White Truffle & Parmesan Risotto
Indulge in the luxurious flavors of White Truffle & Parmesan Risotto, a creamy dish that elevates any meal into a gourmet experience.
- Author: Cathy
- Prep Time: 10 minutes
- Cook Time: 30 minutes
- Total Time: 40 minutes
- Yield: Serves 4
- Category: Main
- Method: Stovetop
- Cuisine: Italian
- 1 cup Arborio rice
- 1/2 cup dry white wine
- 1 small onion (finely chopped)
- 2 cloves garlic (minced)
- 1 cup grated Parmesan cheese
- 2 tsp truffle oil
- 4 cups low-sodium vegetable broth (warm)
- 2 tbsp butter
- 1/2 tsp black pepper (freshly ground)
- 1/4 cup fresh parsley (chopped)
- In a heavy-bottomed pan, heat olive oil over medium heat. Sauté the chopped onion until translucent (about 5 minutes).
- Add minced garlic and Arborio rice; cook for about 2 minutes until toasted.
- Pour in the white wine and stir until mostly evaporated (3–4 minutes).
- Gradually add warm vegetable broth one cup at a time, stirring continuously until absorbed (about 20 minutes).
- Once the rice is al dente, remove from heat and stir in grated Parmesan and truffle oil.

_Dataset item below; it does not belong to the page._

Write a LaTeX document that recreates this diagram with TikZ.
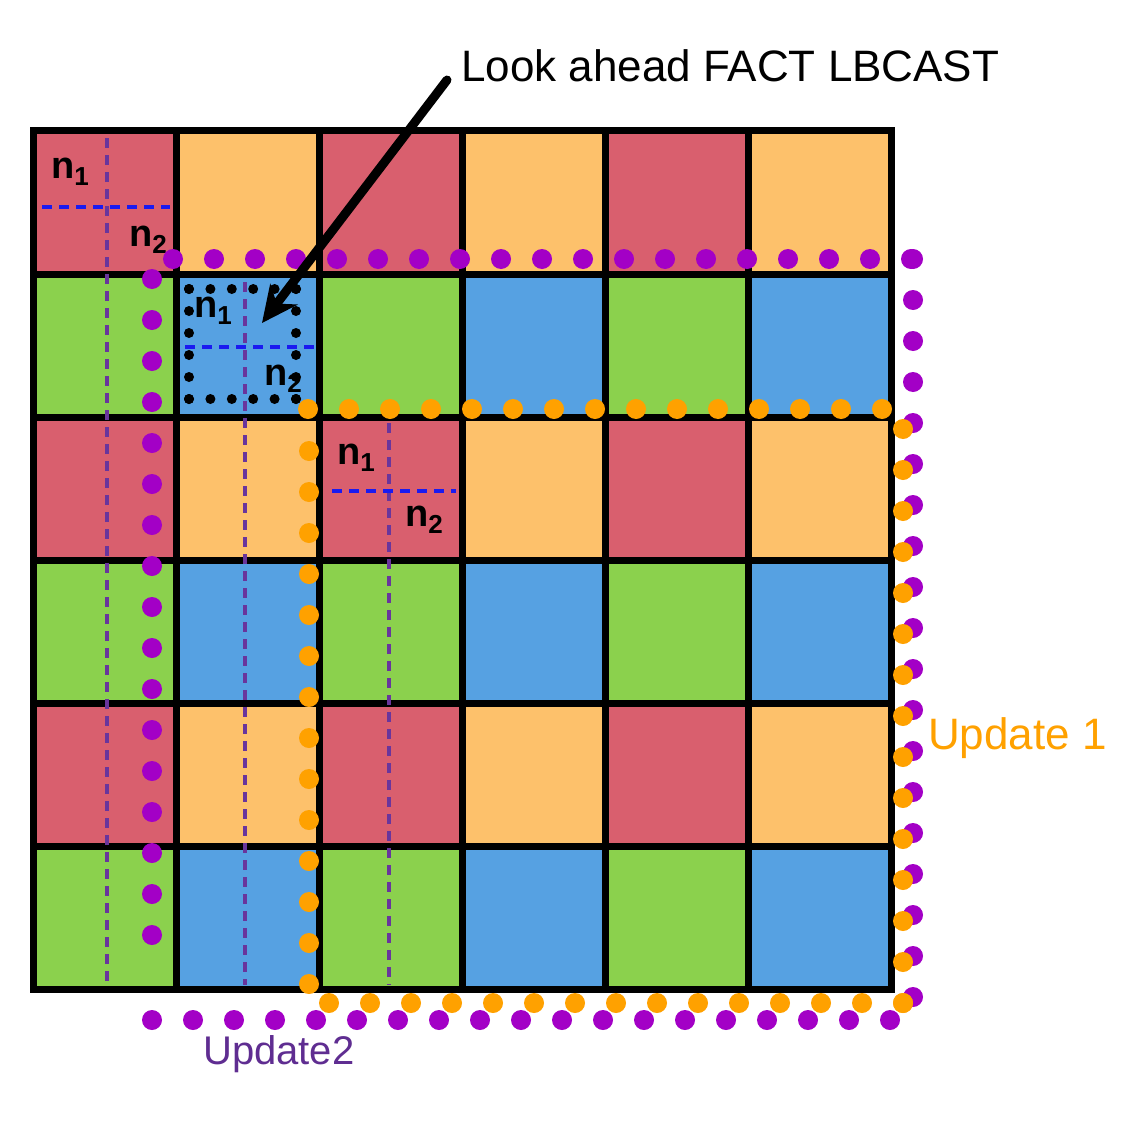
\documentclass[tikz,border=0pt]{standalone}
\usepackage{fontspec}
\setmainfont{Liberation Sans}
\usetikzlibrary{arrows.meta}
\definecolor{cred}{HTML}{D95F6E}
\definecolor{corange}{HTML}{FDC16B}
\definecolor{cgreen}{HTML}{8BD14D}
\definecolor{cblue}{HTML}{56A1E2}
\definecolor{pdotc}{HTML}{A300C6}
\definecolor{odotc}{HTML}{FFA100}
\definecolor{pdash}{HTML}{69359C}
\definecolor{bdash}{HTML}{1A1AF0}
\definecolor{ptext}{HTML}{5F2D91}
\newcommand\nlab[1]{\bfseries{\fontsize{38}{38}\selectfont n}{\fontsize{26}{26}\selectfont\raisebox{-7pt}{#1}}}
\begin{document}
\begin{tikzpicture}[x=1pt,y=-1pt,
  cell/.style={draw=black,line width=7pt,minimum size=143pt,inner sep=0pt},
  pvline/.style={draw=pdash,line width=3.6pt,dash pattern=on 10pt off 7pt},
  bhline/.style={draw=bdash,line width=3.6pt,dash pattern=on 10pt off 7pt},
  lab/.style={inner sep=0pt,text=black},
  pdot/.style={fill=pdotc},
  odot/.style={fill=odotc},
  kdot/.style={fill=black}]
\useasboundingbox (0,0) rectangle (1137,1121);
\fill[white] (0,0) rectangle (1137,1121);
% grid cells
\foreach \r in {1,...,6}{\foreach \c in {1,...,6}{
  \ifodd\r \ifodd\c \def\cc{cred}\else\def\cc{corange}\fi
  \else \ifodd\c \def\cc{cgreen}\else\def\cc{cblue}\fi\fi
  \node[cell,fill=\cc] (c\r\c) at ({104.5+143*(\c-1)},{202.5+143*(\r-1)}) {};
}}
% dashed split lines
\coordinate (v1a) at (107,138); \coordinate (v1b) at (107,985);
\coordinate (v2a) at (245,282); \coordinate (v2b) at (245,985);
\coordinate (v3a) at (389,423); \coordinate (v3b) at (389,985);
\draw[pvline] (v1a) -- (v1b);
\draw[pvline] (v2a) -- (v2b);
\draw[pvline] (v3a) -- (v3b);
\coordinate (h1a) at (42,207); \coordinate (h1b) at (170,207);
\coordinate (h2a) at (185,347); \coordinate (h2b) at (314,347);
\coordinate (h3a) at (332,491); \coordinate (h3b) at (456,491);
\draw[bhline] (h1a) -- (h1b);
\draw[bhline] (h2a) -- (h2b);
\draw[bhline] (h3a) -- (h3b);
% labels
\node[lab] (n11) at (70,172) {\nlab{1}};
\node[lab] (n12) at (148,240) {\nlab{2}};
\node[lab] (n21) at (213,311) {\nlab{1}};
\node[lab] (n22) at (283,379) {\nlab{2}};
\node[lab] (n31) at (356,458) {\nlab{1}};
\node[lab] (n32) at (424,520) {\nlab{2}};
% purple dots (update 2)
\foreach \i in {0,...,18} \fill[pdot] ({173+41*\i},259) circle (10pt);
\foreach \i in {0,...,16} \fill[pdot] (152,{279+41*\i}) circle (10pt);
\foreach \i in {0,...,18} \fill[pdot] ({152+41*\i},1020) circle (10pt);
\foreach \i in {0,...,18} \fill[pdot] (913,{259+41*\i}) circle (10pt);
% orange dots (update 1)
\foreach \i in {0,...,14} \fill[odot] ({308+41*\i},409) circle (10pt);
\foreach \i in {0,...,13} \fill[odot] (309,{451+41*\i}) circle (10pt);
\foreach \i in {0,...,14} \fill[odot] ({329+41*\i},1003) circle (10pt);
\foreach \i in {0,...,14} \fill[odot] (903,{429+41*\i}) circle (10pt);
% black dotted look-ahead box
\foreach \i in {0,...,5}{
  \fill[kdot] ({189+21.4*\i},289) circle (5pt);
  \fill[kdot] ({189+21.4*\i},399) circle (5pt);
  \fill[kdot] (189,{289+22*\i}) circle (5pt);
  \fill[kdot] (296,{289+22*\i}) circle (5pt);
}
% title and arrow
\node[anchor=west,inner sep=0pt,font=\fontsize{44}{44}\selectfont] (title) at (461,66) {Look ahead FACT LBCAST};
\coordinate (astart) at (447,80);
\coordinate (atip) at (262,323);
\draw[line width=9pt,line cap=round,-{Stealth[length=36pt,width=34pt]}] (astart) -- (atip);
% update labels
\node[anchor=west,inner sep=0pt,text=odotc,font=\fontsize{44}{44}\selectfont] (u1) at (928,738) {Update 1};
\node[anchor=west,inner sep=0pt,text=ptext,font=\fontsize{40}{40}\selectfont] (u2) at (203,1054) {Update2};
\end{tikzpicture}
\end{document}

- Serve garnished with parsley and cracked black pepper.
Nutrition
- Serving Size: 1 cup (245g)
- Calories: 420
- Sugar: 2g
- Sodium: 500mg
- Fat: 18g
- Saturated Fat: 10g
- Unsaturated Fat: 6g
- Trans Fat: 0g
- Carbohydrates: 54g
- Fiber: 2g
- Protein: 12g
- Cholesterol: 35mg
Keywords: Substitute truffle oil with garlic-infused olive oil for a different flavor profile. For added texture, consider incorporating sautéed mushrooms or spinach. Leftover risotto can be stored in an airtight container for up to three days; reheat gently with a splash of broth.